Many of the attendees nod, with most of them having just left the rat race or corporate jobs not too long ago to pursue really ridiculous, impossible ideas.

Enterprising women

The Connected Women meet-up served as a platform for these women to share their stories and network for future collaborations.

At first, I attended mostly because I was intrigued but now, I'm loving it. And in fact, I am told I am good at it.

And also because I am like them. I’ve long given up the 9-5.

READ: Going freelance after working for 15 years as a full-time employee

There's Tet Barin who was working in a call center for 17 years when she was retrenched. She took it as a sign and now she runs her organic soap business called Green Magic Organics, which she markets and manages mostly online.

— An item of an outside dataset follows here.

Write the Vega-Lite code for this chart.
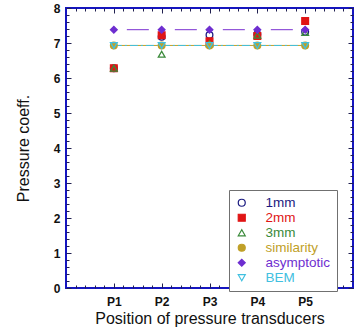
{
  "$schema": "https://vega.github.io/schema/vega-lite/v6.json",
  "width": 287,
  "height": 280,
  "autosize": "none",
  "padding": {"left": 66, "top": 8, "right": 4, "bottom": 45},
  "background": "white",
  "config": {
    "view": {"stroke": "#1515c0", "strokeWidth": 2},
    "font": "Liberation Sans",
    "axis": {"grid": false, "domain": false, "tickColor": "#202050", "tickWidth": 1}
  },
  "data": {
    "values": [
      {"series": "1mm", "pos": 1, "value": 6.28},
      {"series": "1mm", "pos": 2, "value": 7.18},
      {"series": "1mm", "pos": 3, "value": 7.23},
      {"series": "1mm", "pos": 4, "value": 7.25},
      {"series": "1mm", "pos": 5, "value": 7.32},
      {"series": "2mm", "pos": 1, "value": 6.28},
      {"series": "2mm", "pos": 2, "value": 7.22},
      {"series": "2mm", "pos": 3, "value": 7.05},
      {"series": "2mm", "pos": 4, "value": 7.2},
      {"series": "2mm", "pos": 5, "value": 7.63},
      {"series": "3mm", "pos": 1, "value": 6.28},
      {"series": "3mm", "pos": 2, "value": 6.68},
      {"series": "3mm", "pos": 3, "value": 6.98},
      {"series": "3mm", "pos": 4, "value": 7.22},
      {"series": "3mm", "pos": 5, "value": 7.3},
      {"series": "similarity", "pos": 1, "value": 6.93},
      {"series": "similarity", "pos": 2, "value": 6.93},
      {"series": "similarity", "pos": 3, "value": 6.93},
      {"series": "similarity", "pos": 4, "value": 6.93},
      {"series": "similarity", "pos": 5, "value": 6.93},
      {"series": "asymptotic", "pos": 1, "value": 7.38},
      {"series": "asymptotic", "pos": 2, "value": 7.38},
      {"series": "asymptotic", "pos": 3, "value": 7.38},
      {"series": "asymptotic", "pos": 4, "value": 7.38},
      {"series": "asymptotic", "pos": 5, "value": 7.38},
      {"series": "BEM", "pos": 1, "value": 6.93},
      {"series": "BEM", "pos": 2, "value": 6.93},
      {"series": "BEM", "pos": 3, "value": 6.93},
      {"series": "BEM", "pos": 4, "value": 6.93},
      {"series": "BEM", "pos": 5, "value": 6.93}
    ]
  },
  "resolve": {"axis": {"x": "independent", "y": "independent"}},
  "layer": [
    {
      "transform": [{"filter": {"field": "series", "equal": "similarity"}}],
      "mark": {"type": "line", "color": "#c8a020", "strokeWidth": 1},
      "encoding": {
        "x": {"field": "pos", "type": "quantitative", "scale": {"domain": [0, 6], "nice": false, "zero": false},
          "axis": {"orient": "top", "values": [1, 2, 3, 4, 5], "offset": -5, "tickSize": 5, "labels": false, "title": null}},
        "y": {"field": "value", "type": "quantitative", "scale": {"domain": [0, 8], "nice": false},
          "axis": {"orient": "right", "values": [0, 1, 2, 3, 4, 5, 6, 7, 8], "offset": -5, "tickSize": 5, "labels": false, "title": null}}
      }
    },
    {
      "transform": [{"filter": {"field": "series", "equal": "asymptotic"}}],
      "mark": {"type": "line", "color": "#7a30d0", "strokeWidth": 1, "strokeDash": [22, 26], "strokeDashOffset": 35},
      "encoding": {
        "x": {"field": "pos", "type": "quantitative",
          "axis": {"orient": "bottom", "values": [0.2, 0.4, 0.6, 0.8, 1.2, 1.4, 1.6, 1.8, 2.2, 2.4, 2.6, 2.8, 3.2, 3.4, 3.6, 3.8, 4.2, 4.4, 4.6, 4.8, 5.2, 5.4, 5.6, 5.8], "offset": -3, "tickSize": 3, "labels": false, "title": null}},
        "y": {"field": "value", "type": "quantitative",
          "axis": {"orient": "left", "values": [0.2, 0.4, 0.6, 0.8, 1.2, 1.4, 1.6, 1.8, 2.2, 2.4, 2.6, 2.8, 3.2, 3.4, 3.6, 3.8, 4.2, 4.4, 4.6, 4.8, 5.2, 5.4, 5.6, 5.8, 6.2, 6.4, 6.6, 6.8, 7.2, 7.4, 7.6, 7.8], "offset": -3, "tickSize": 3, "labels": false, "title": null}}
      }
    },
    {
      "transform": [{"filter": {"field": "series", "equal": "BEM"}}],
      "mark": {"type": "line", "color": "#40c0e0", "strokeWidth": 1, "strokeDash": [8, 3, 2, 3]},
      "encoding": {
        "x": {"field": "pos", "type": "quantitative",
          "axis": {"orient": "top", "values": [0.2, 0.4, 0.6, 0.8, 1.2, 1.4, 1.6, 1.8, 2.2, 2.4, 2.6, 2.8, 3.2, 3.4, 3.6, 3.8, 4.2, 4.4, 4.6, 4.8, 5.2, 5.4, 5.6, 5.8], "offset": -3, "tickSize": 3, "labels": false, "title": null}},
        "y": {"field": "value", "type": "quantitative",
          "axis": {"orient": "right", "values": [0.2, 0.4, 0.6, 0.8, 1.2, 1.4, 1.6, 1.8, 2.2, 2.4, 2.6, 2.8, 3.2, 3.4, 3.6, 3.8, 4.2, 4.4, 4.6, 4.8, 5.2, 5.4, 5.6, 5.8, 6.2, 6.4, 6.6, 6.8, 7.2, 7.4, 7.6, 7.8], "offset": -3, "tickSize": 3, "labels": false, "title": null}}
      }
    },
    {
      "mark": {"type": "point", "strokeWidth": 1.3, "opacity": 1},
      "encoding": {
        "x": {"field": "pos", "type": "quantitative",
          "axis": {"orient": "bottom", "values": [1, 2, 3, 4, 5], "labelExpr": "'P' + datum.value", "offset": -5, "tickSize": 5, "labelPadding": 8, "labelFontSize": 12, "labelFontWeight": "bold", "labelColor": "#111111", "title": "Position of pressure transducers", "titleFontSize": 16, "titleFontWeight": "normal", "titleColor": "#111111", "titlePadding": 3}},
        "y": {"field": "value", "type": "quantitative",
          "axis": {"orient": "left", "values": [0, 1, 2, 3, 4, 5, 6, 7, 8], "offset": -5, "tickSize": 5, "labelPadding": 6, "labelFontSize": 12, "labelFontWeight": "bold", "labelColor": "#111111", "title": "Pressure coeff.", "titleFontSize": 16, "titleFontWeight": "normal", "titleColor": "#111111", "titlePadding": 22}},
        "shape": {"field": "series", "type": "nominal",
          "scale": {"domain": ["1mm", "2mm", "3mm", "similarity", "asymptotic", "BEM"], "range": ["circle", "square", "triangle-up", "circle", "diamond", "triangle-down"]},
          "legend": {"title": null, "orient": "none", "legendX": 163, "legendY": 182, "strokeColor": "#707070", "fillColor": "white", "padding": 6,
            "labelFontSize": 13.5, "labelFont": "Liberation Sans", "rowPadding": 0, "symbolSize": 49, "symbolStrokeWidth": 1.2,
            "labelOffset": 17, "labelColor": {"expr": "scale('stroke', datum.value)"}}},
        "stroke": {"field": "series", "type": "nominal",
          "scale": {"domain": ["1mm", "2mm", "3mm", "similarity", "asymptotic", "BEM"], "range": ["#1a1a80", "#e01515", "#3a8a3a", "#c0a028", "#6e2ed0", "#40c0e0"]},
          "legend": {"title": null, "orient": "none", "legendX": 163, "legendY": 182, "strokeColor": "#707070", "fillColor": "white", "padding": 6,
            "labelFontSize": 13.5, "labelFont": "Liberation Sans", "rowPadding": 0, "symbolSize": 49, "symbolStrokeWidth": 1.2,
            "labelOffset": 17, "labelColor": {"expr": "scale('stroke', datum.value)"}}},
        "fill": {"field": "series", "type": "nominal",
          "scale": {"domain": ["1mm", "2mm", "3mm", "similarity", "asymptotic", "BEM"], "range": ["transparent", "#e01515", "transparent", "#c0a028", "#6e2ed0", "transparent"]},
          "legend": {"title": null, "orient": "none", "legendX": 163, "legendY": 182, "strokeColor": "#707070", "fillColor": "white", "padding": 6,
            "labelFontSize": 13.5, "labelFont": "Liberation Sans", "rowPadding": 0, "symbolSize": 49, "symbolStrokeWidth": 1.2,
            "labelOffset": 17, "labelColor": {"expr": "scale('stroke', datum.value)"}}},
        "size": {"value": 45}
      }
    }
  ]
}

“I’m able to save on operational costs. I don’t need a physical store. Because of this, I get to sell my products at affordable prices,” Tet says.

Beng Girang was holding a corporate job for ten years when she started a sideline of printing business cards, flyers, shirts, everything that can be printed. A mother of three, she took a long deep breath, handed her resignation and started running CTG Prints Enterprise full-time.

“It’s just easier now to run a business. Anytime and anywhere I can communicate with prospective clients, send cost estimates, process job orders, as long as I have Internet connection,” says Beng who enjoys the challenge of being an entrepreneur.

There was one who runs both a co-working space and a book-keeping and accounting company, another who ran a sanitizing cleaning service, a meat delivery service, and a small neighborhood coffee shop in Pasig. There were also freelancers like me – a producer, life coach, a web designer, a virtual assistant and an NGO worker.

These are enterprising women who took a leap of faith to become their own boss. It’s not for everyone, but with a woman’s instincts, business-savvy, technology skills, passion and a risk-taking attitude, anything is possible. — LA, GMA News

The Connected Women platform will to be launched in July.